# LED for nano riparium



## FlyingHellFish (Nov 5, 2011)

^ Can't recommend a light but I wanted to say how beautiful that tank is. What the plants in the back? 

What about a simple desktop lamp? You know, the kind that looks like a pixar lamp.


----------



## octanejunkie (Jul 23, 2013)

FlyingHellFish said:


> ^ Can't recommend a light but I wanted to say how beautiful that tank is. What the plants in the back?


Thanks for the compliment  The plants against the back wall in this picture are:
Hypoestes phyllostachya
Tradescantia zebrina
Fittonia verschaffeltti 
Pilea caderi
Pilea involucrata
Aglaonema simplex 
Acorus gramineus 'Ogon'
Rhapis excelsa
Ruellia 'Katie' Dwarf Bluebell



FlyingHellFish said:


> What about a simple desktop lamp? You know, the kind that looks like a pixar lamp.

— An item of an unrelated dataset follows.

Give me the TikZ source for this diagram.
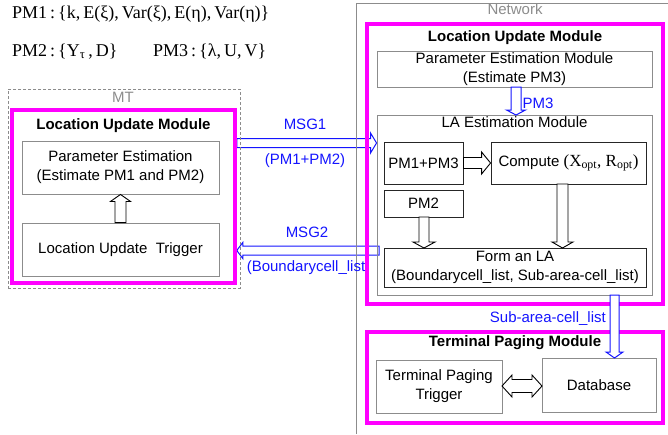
\documentclass[tikz,border=0pt]{standalone}
\usepackage{fontspec}
\setmainfont{Liberation Serif}
\setsansfont{Liberation Sans}
\usetikzlibrary{calc,backgrounds}
\definecolor{boxgray}{RGB}{140,140,140}
\definecolor{lblue}{RGB}{20,20,255}
\definecolor{mag}{RGB}{255,0,255}

\newcommand{\blockarrow}[6]{%
 \coordinate (bahd) at ($(#3)!#6!(#2)$);
 \draw[#1] ($(#2)!#4!90:(#3)$) -- ($(bahd)!#4!90:(#3)$) -- ($(bahd)!#5!90:(#3)$) -- (#3) -- ($(bahd)!#5!-90:(#3)$) -- ($(bahd)!#4!-90:(#3)$) -- ($(#2)!#4!-90:(#3)$) -- cycle;}
\newcommand{\dblockarrow}[6]{%
 \coordinate (bha) at ($(#2)!#6!(#3)$);
 \coordinate (bhb) at ($(#3)!#6!(#2)$);
 \draw[#1] (#2) -- ($(bha)!#5!90:(#3)$) -- ($(bha)!#4!90:(#3)$) -- ($(bhb)!#4!90:(#3)$) -- ($(bhb)!#5!90:(#3)$) -- (#3) -- ($(bhb)!#5!-90:(#3)$) -- ($(bhb)!#4!-90:(#3)$) -- ($(bha)!#4!-90:(#3)$) -- ($(bha)!#5!-90:(#3)$) -- cycle;}

\tikzset{
 every node/.style={font=\sffamily\fontsize{15}{19}\selectfont, inner sep=0pt},
 graybox/.style={draw=boxgray, line width=0.9pt, align=center},
 blackbox/.style={draw=black!85, line width=0.9pt, align=center},
 magbox/.style={draw=mag, line width=3.5pt},
 ttl/.style={font=\sffamily\bfseries\fontsize{15}{19}\selectfont},
 graytxt/.style={text=boxgray},
 bluetxt/.style={text=lblue},
 harrow/.style={draw=black, fill=white, line width=0.9pt},
 barrow/.style={draw=lblue, fill=white, line width=1pt},
 toptxt/.style={anchor=base west, font=\rmfamily\fontsize{18}{20}\selectfont},
}

\begin{document}
\begin{tikzpicture}[x=1pt,y=-1pt]
\useasboundingbox (0,0) rectangle (668,434);

% top definitions
\node[toptxt] (pm1def) at (12,18.3) {PM1\,:\,\{k,\,E(ξ),\,Var(ξ),\,E(η),\,Var(η)\}};
\node[toptxt] (pm2def) at (12,56) {PM2\,:\,\{Y\textsubscript{τ}\,,\,D\}};
\node[toptxt] (pm3def) at (153,56) {PM3\,:\,\{λ,\,U,\,V\}};

% MT side
\node[draw=boxgray, dashed, dash pattern=on 3pt off 2pt, line width=0.8pt, minimum width=232pt, minimum height=199pt] (mt) at (124,188.5) {};
\node[graytxt] (mtlbl) at (123,97) {MT};
\node[magbox, minimum width=223pt, minimum height=173pt] (mtlum) at (123.5,196.5) {};
\node[ttl] (mtlumlbl) at (123.5,126) {Location Update Module};
\node[graybox, minimum width=197pt, minimum height=53pt] (mtpe) at (120.5,167.5) {Parameter Estimation\\(Estimate PM1 and PM2)};
\node[graybox, minimum width=197pt, minimum height=53pt] (mttrig) at (120.5,249.5) {Location Update\ \ Trigger};

% Network side
\draw[draw=boxgray, line width=0.9pt] (668,3) -- (356,3) -- (356,434);
\node[graytxt] (netlbl) at (515,9) {Network};
\node[magbox, minimum width=296pt, minimum height=280pt] (netlum) at (515,164) {};
\node[ttl] (netlumlbl) at (515,37.5) {Location Update Module};
\node[graybox, minimum width=275pt, minimum height=36pt] (pem) at (514.5,69) {Parameter Estimation Module\\(Estimate PM3)};
\node[graybox, minimum width=275pt, minimum height=180pt] (la) at (514.5,205) {};
\node (lalbl) at (514.5,122.5) {LA Estimation Module};
\node[blackbox, minimum width=79pt, minimum height=42pt] (pm13) at (423.5,163) {PM1+PM3};
\node[blackbox, minimum width=155pt, minimum height=42pt] (comp) at (568.5,163) {Compute {\rmfamily\fontsize{17}{19}\selectfont (X\textsubscript{opt}, R\textsubscript{opt})}};
\node[blackbox, minimum width=79pt, minimum height=27pt] (pm2) at (423.5,203.5) {PM2};
\node[blackbox, minimum width=262pt, minimum height=39pt] (form) at (515,267.5) {Form an LA\\(Boundarycell\_list, Sub-area-cell\_list)};

\node[magbox, minimum width=296pt, minimum height=91pt] (tpm) at (515,377.5) {};
\node[ttl] (tpmlbl) at (515,343) {Terminal Paging Module};
\node[graybox, minimum width=126pt, minimum height=53pt] (tpt) at (439,386.5) {Terminal Paging\\Trigger};
\node[graybox, minimum width=114pt, minimum height=54pt] (db) at (599,385) {Database};

% coordinates for connectors
\coordinate (m1a) at (mtlum.east |- 0,143);
\coordinate (m1b) at (la.west |- 0,143);
\coordinate (m2a) at (379,250.5);
\coordinate (m2b) at (mtlum.east |- 0,250.5);
\coordinate (p3a) at (516,87);
\coordinate (p3b) at (516,115);
\coordinate (p2a) at (424,217);
\coordinate (p2b) at (424,248);
\coordinate (cfa) at (562.5,184);
\coordinate (cfb) at (562.5,248);
\coordinate (sba) at (614.5,295);
\coordinate (sbb) at (614.5,358);
\coordinate (dba) at (502,386);
\coordinate (dbb) at (542,386);

\begin{pgfonlayer}{background}
\blockarrow{barrow}{m1a}{m1b}{4.5pt}{10pt}{6pt}
\blockarrow{barrow}{m2a}{m2b}{4.5pt}{8pt}{6pt}
\end{pgfonlayer}
\node[bluetxt] (msg1) at (305,124) {MSG1};
\node[bluetxt] (msg1b) at (305,161) {(PM1+PM2)};
\node[bluetxt] (msg2) at (307,232) {MSG2};
\node[bluetxt] (msg2b) at (306,268) {(Boundarycell\_list};

\blockarrow{harrow}{mttrig.north}{mtpe.south}{5.5pt}{10pt}{7pt}
\blockarrow{barrow}{p3a}{p3b}{5pt}{9.5pt}{5pt}
\node[bluetxt] (pm3lbl) at (538,103) {PM3};
\blockarrow{harrow}{pm13.east}{comp.west}{5.5pt}{11pt}{9pt}
\blockarrow{harrow}{p2a}{p2b}{5pt}{11pt}{6pt}
\blockarrow{harrow}{cfa}{cfb}{5.5pt}{10.5pt}{6pt}
\blockarrow{barrow}{sba}{sbb}{4.5pt}{8.5pt}{6pt}
\node[bluetxt, anchor=east] (sublbl) at (606,319) {Sub-area-cell\_list};
\dblockarrow{harrow}{dba}{dbb}{6.5pt}{11pt}{10pt}
\end{tikzpicture}
\end{document}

I freed up a spare Eheim LED, gonna use that for now…


----------



## dru (Mar 9, 2013)

I have the WavePoint on my SpecV @ the max height (both mount piece uses as shown in the pic, light sits ~6" above the water surface). I can grow HC in the substrate. Color temp is nice and looks better than say a 6500k CFL. 

Awesome tank BTW!


----------